→ Objective
In this exercise, print only the lines of the records below from the one with "Write the React, TypeScript" through the one with "import * as d3 from 'd3';", inclusive. Pictures are not part of the copy.

— START Data —

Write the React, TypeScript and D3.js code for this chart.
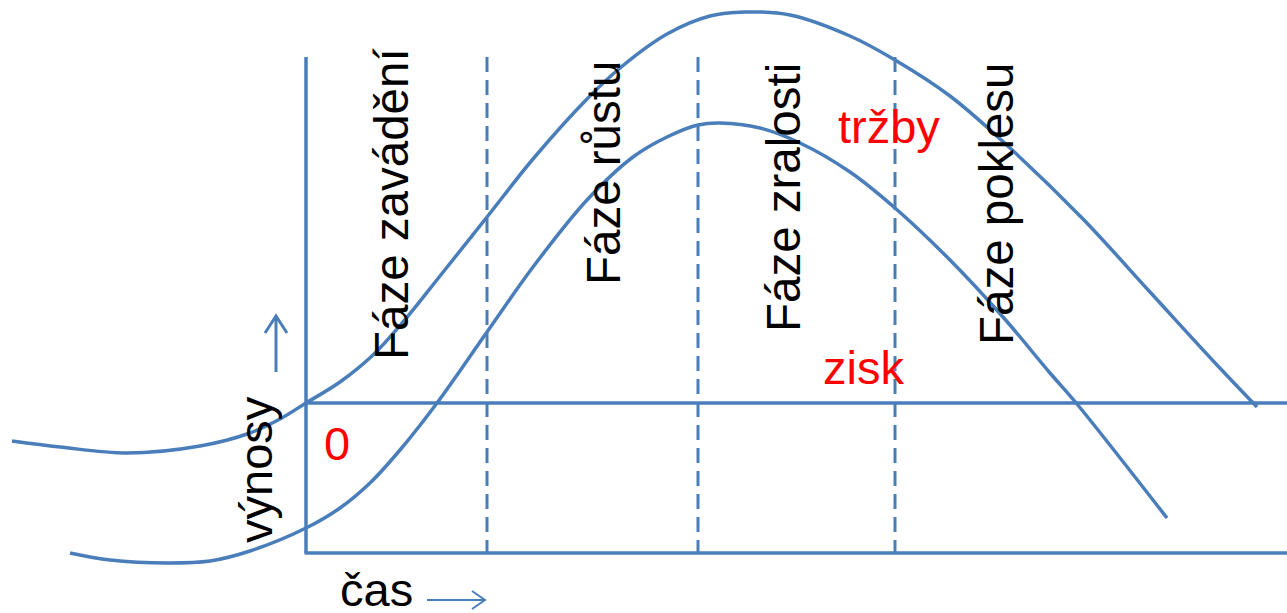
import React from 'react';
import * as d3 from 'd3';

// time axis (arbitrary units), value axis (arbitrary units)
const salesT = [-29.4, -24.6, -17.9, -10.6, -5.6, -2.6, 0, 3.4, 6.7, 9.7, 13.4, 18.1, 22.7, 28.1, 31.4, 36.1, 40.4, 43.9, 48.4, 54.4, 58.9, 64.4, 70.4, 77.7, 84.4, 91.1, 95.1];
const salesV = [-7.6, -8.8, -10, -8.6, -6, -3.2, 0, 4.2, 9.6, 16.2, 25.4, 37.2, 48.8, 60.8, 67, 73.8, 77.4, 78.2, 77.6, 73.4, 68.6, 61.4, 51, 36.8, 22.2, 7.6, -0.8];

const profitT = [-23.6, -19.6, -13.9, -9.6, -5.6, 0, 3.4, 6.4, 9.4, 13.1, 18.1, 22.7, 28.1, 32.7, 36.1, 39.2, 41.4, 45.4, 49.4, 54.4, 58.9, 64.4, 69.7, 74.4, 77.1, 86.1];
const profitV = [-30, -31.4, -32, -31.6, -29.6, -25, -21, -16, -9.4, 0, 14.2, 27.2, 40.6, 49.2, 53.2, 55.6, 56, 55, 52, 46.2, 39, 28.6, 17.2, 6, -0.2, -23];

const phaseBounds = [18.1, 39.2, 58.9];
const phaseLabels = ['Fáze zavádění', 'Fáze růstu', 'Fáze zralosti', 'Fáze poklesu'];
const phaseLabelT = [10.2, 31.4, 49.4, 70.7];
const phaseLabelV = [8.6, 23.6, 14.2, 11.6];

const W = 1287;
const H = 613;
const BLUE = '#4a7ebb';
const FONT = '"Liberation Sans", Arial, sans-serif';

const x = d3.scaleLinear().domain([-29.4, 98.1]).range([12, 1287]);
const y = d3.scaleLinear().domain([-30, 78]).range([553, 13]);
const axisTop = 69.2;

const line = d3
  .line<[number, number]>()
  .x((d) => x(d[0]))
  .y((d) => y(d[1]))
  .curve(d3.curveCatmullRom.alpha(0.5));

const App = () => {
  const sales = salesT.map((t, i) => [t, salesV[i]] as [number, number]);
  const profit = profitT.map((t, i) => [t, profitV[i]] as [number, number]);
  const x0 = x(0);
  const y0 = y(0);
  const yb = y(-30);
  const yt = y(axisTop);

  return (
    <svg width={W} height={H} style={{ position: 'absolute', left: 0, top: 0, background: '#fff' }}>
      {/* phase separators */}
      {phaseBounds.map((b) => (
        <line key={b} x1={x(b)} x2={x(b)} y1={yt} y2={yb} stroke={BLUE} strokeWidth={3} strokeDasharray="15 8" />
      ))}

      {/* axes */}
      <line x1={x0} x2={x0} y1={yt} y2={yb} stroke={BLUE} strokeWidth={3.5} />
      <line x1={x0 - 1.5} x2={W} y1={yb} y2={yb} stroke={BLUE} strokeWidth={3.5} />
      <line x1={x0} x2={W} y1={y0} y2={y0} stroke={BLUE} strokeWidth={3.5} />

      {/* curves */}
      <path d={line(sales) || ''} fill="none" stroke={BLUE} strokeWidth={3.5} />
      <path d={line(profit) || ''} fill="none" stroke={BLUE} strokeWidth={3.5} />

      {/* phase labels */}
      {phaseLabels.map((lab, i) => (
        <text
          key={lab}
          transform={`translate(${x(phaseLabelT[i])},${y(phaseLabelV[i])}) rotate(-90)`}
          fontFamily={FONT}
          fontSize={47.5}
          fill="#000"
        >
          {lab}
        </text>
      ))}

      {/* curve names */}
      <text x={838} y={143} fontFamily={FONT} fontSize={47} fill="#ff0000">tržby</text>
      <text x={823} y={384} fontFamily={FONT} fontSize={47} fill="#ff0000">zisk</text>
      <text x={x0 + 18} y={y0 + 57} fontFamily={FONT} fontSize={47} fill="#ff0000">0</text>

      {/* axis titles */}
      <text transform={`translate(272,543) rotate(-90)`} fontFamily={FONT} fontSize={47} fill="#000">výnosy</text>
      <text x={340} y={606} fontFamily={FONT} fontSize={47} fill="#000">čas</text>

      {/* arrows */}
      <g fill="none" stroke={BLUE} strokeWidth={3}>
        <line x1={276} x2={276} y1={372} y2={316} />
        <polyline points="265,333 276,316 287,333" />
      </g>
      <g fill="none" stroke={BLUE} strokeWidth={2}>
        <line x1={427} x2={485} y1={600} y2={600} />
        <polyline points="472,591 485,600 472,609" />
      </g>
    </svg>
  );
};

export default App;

— END Data —
— START Data —

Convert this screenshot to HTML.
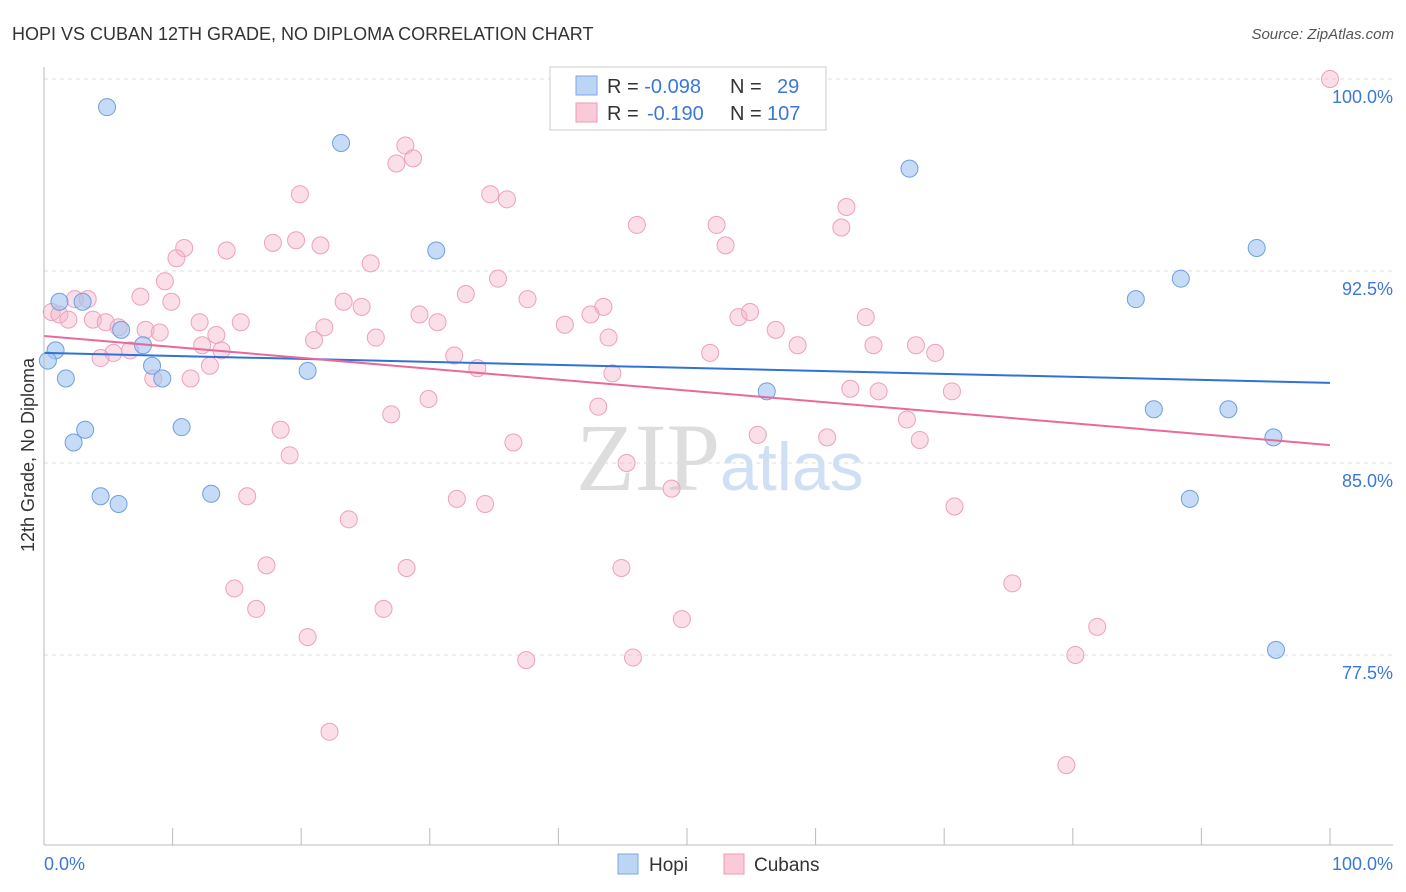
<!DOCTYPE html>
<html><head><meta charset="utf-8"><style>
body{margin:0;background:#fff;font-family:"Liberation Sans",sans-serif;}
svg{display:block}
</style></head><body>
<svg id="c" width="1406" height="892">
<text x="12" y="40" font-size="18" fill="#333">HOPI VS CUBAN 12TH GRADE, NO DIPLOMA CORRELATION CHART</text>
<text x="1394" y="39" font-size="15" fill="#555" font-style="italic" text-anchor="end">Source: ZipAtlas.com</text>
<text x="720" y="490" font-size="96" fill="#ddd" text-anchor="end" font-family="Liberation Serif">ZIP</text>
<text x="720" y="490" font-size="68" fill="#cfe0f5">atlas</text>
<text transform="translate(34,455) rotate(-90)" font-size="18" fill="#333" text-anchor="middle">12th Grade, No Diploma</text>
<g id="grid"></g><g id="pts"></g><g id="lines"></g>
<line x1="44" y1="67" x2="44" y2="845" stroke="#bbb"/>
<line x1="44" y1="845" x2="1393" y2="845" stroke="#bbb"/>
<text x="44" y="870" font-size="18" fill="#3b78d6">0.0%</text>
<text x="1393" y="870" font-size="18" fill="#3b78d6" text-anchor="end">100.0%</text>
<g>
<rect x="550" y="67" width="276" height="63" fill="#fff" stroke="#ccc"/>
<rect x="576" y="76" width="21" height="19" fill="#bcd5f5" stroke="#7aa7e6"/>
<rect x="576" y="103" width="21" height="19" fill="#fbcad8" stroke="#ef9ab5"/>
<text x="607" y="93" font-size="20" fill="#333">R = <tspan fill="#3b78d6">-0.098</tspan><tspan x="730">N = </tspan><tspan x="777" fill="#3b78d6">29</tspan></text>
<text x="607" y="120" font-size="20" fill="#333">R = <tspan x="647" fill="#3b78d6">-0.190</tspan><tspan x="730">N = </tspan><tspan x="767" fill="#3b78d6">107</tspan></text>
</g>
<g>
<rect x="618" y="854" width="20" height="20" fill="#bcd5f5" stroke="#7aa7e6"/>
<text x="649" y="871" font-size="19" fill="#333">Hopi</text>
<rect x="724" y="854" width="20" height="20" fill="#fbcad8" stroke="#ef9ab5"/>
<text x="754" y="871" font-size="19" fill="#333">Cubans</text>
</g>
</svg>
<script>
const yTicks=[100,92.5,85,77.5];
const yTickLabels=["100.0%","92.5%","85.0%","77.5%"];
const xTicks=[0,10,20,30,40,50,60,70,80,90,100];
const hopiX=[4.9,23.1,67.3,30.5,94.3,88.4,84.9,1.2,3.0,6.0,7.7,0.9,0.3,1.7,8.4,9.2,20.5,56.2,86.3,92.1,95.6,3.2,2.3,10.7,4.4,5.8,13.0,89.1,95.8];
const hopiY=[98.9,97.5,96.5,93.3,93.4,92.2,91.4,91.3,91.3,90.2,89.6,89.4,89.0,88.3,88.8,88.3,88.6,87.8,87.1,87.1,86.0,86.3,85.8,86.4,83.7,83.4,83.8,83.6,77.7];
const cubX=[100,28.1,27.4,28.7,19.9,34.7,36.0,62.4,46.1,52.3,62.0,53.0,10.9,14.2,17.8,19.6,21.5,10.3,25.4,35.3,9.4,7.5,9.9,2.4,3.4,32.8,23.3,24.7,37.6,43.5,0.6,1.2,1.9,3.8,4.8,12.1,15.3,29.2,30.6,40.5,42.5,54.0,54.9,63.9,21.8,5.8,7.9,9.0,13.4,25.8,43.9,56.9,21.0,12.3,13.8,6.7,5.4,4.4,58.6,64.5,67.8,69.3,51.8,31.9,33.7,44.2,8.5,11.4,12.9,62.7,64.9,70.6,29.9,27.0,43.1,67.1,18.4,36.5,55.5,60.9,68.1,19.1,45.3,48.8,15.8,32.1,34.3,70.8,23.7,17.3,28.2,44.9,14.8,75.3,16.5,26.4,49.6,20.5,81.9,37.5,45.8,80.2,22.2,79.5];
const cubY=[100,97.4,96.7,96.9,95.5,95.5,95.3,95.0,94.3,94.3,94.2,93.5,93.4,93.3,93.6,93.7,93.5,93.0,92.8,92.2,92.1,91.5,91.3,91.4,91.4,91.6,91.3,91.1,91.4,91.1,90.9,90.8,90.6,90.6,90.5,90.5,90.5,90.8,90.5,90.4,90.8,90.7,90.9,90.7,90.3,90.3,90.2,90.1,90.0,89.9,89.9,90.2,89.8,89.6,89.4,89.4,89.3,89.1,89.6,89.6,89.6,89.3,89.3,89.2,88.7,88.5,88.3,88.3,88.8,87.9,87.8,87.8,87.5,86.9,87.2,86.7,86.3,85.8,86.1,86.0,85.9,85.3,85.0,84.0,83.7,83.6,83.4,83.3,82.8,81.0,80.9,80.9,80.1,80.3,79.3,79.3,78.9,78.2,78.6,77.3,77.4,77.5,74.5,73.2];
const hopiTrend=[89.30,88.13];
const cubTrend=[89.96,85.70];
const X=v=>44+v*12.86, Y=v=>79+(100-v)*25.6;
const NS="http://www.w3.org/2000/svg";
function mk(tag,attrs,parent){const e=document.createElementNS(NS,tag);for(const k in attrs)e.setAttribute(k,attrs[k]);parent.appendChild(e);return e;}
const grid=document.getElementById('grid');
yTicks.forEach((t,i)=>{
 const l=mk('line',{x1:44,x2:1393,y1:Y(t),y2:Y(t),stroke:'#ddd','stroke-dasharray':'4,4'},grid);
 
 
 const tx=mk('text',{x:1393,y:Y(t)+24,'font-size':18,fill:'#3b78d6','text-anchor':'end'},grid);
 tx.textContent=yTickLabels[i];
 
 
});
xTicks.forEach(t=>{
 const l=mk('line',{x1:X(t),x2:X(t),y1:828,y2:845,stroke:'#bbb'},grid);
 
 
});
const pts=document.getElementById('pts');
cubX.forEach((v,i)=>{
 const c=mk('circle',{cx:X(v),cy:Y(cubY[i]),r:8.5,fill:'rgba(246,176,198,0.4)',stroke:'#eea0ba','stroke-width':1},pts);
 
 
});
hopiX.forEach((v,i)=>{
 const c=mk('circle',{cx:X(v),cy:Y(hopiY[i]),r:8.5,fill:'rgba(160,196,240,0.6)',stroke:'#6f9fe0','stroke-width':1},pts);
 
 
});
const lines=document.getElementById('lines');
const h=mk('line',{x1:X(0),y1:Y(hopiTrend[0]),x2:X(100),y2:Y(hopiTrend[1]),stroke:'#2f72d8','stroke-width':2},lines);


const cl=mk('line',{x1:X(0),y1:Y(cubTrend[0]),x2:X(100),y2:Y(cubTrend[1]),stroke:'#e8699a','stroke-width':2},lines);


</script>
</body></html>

— END Data —
— START Data —

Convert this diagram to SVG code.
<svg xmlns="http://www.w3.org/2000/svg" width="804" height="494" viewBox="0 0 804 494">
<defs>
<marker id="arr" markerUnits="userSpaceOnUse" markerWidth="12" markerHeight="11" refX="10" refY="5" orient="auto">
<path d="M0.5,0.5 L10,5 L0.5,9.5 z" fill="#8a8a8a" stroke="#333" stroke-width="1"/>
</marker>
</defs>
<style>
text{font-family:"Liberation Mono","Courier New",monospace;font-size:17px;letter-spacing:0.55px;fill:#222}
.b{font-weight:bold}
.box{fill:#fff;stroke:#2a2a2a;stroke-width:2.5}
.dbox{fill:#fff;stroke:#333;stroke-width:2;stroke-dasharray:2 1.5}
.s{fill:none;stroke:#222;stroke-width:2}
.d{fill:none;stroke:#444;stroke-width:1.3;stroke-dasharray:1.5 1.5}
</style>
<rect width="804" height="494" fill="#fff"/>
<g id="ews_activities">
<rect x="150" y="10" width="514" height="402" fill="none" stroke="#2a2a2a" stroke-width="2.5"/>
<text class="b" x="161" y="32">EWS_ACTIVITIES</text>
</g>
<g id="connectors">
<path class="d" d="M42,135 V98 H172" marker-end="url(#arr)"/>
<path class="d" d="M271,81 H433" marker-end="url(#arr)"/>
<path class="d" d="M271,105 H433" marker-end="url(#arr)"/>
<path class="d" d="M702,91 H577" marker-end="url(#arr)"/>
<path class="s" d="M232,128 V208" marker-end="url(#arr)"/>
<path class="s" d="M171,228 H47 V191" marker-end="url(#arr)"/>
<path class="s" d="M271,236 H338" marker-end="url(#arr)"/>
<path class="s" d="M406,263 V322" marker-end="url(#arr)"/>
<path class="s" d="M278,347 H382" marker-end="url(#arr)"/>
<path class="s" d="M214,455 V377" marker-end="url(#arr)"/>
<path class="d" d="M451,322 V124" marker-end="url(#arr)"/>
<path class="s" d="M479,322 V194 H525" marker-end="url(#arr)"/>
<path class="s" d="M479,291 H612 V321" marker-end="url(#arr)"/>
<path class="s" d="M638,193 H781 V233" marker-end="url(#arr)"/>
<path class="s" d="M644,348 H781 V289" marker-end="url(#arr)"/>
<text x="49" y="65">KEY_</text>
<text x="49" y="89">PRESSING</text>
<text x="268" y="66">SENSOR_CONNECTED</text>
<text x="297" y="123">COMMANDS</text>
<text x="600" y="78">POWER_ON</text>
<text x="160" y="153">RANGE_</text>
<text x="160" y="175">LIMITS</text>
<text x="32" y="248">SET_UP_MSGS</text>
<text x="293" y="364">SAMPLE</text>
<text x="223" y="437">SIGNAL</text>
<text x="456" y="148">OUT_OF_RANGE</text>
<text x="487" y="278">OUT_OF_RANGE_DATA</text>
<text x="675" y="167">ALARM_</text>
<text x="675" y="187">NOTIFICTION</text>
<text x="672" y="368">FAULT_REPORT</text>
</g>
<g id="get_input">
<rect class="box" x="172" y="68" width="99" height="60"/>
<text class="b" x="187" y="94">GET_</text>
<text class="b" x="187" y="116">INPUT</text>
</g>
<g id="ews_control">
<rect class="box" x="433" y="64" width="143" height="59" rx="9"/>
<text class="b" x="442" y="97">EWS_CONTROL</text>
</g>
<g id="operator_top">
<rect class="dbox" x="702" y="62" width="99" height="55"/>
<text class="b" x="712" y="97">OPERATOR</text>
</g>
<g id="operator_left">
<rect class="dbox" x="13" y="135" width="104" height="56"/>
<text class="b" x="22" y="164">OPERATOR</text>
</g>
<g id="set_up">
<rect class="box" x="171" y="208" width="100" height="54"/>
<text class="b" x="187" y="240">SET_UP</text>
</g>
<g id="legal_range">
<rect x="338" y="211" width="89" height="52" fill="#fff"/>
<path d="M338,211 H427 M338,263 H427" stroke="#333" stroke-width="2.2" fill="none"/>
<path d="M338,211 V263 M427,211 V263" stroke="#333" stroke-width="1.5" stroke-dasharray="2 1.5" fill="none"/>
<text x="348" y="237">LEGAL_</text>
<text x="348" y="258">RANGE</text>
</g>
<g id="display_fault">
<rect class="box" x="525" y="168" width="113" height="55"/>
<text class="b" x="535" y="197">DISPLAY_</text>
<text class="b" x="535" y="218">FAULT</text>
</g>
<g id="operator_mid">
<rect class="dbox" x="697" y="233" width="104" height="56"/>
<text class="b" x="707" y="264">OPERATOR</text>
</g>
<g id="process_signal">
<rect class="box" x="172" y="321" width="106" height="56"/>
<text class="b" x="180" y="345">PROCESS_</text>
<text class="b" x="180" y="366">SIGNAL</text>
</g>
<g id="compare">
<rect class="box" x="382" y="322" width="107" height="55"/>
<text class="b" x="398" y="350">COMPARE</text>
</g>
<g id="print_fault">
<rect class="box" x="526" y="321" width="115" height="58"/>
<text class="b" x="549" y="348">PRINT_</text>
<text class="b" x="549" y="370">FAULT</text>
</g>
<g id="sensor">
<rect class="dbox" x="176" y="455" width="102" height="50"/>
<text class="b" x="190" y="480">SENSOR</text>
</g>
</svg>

— END Data —

→ Worked solution
Write the React, TypeScript and D3.js code for this chart.
import React from 'react';
import * as d3 from 'd3';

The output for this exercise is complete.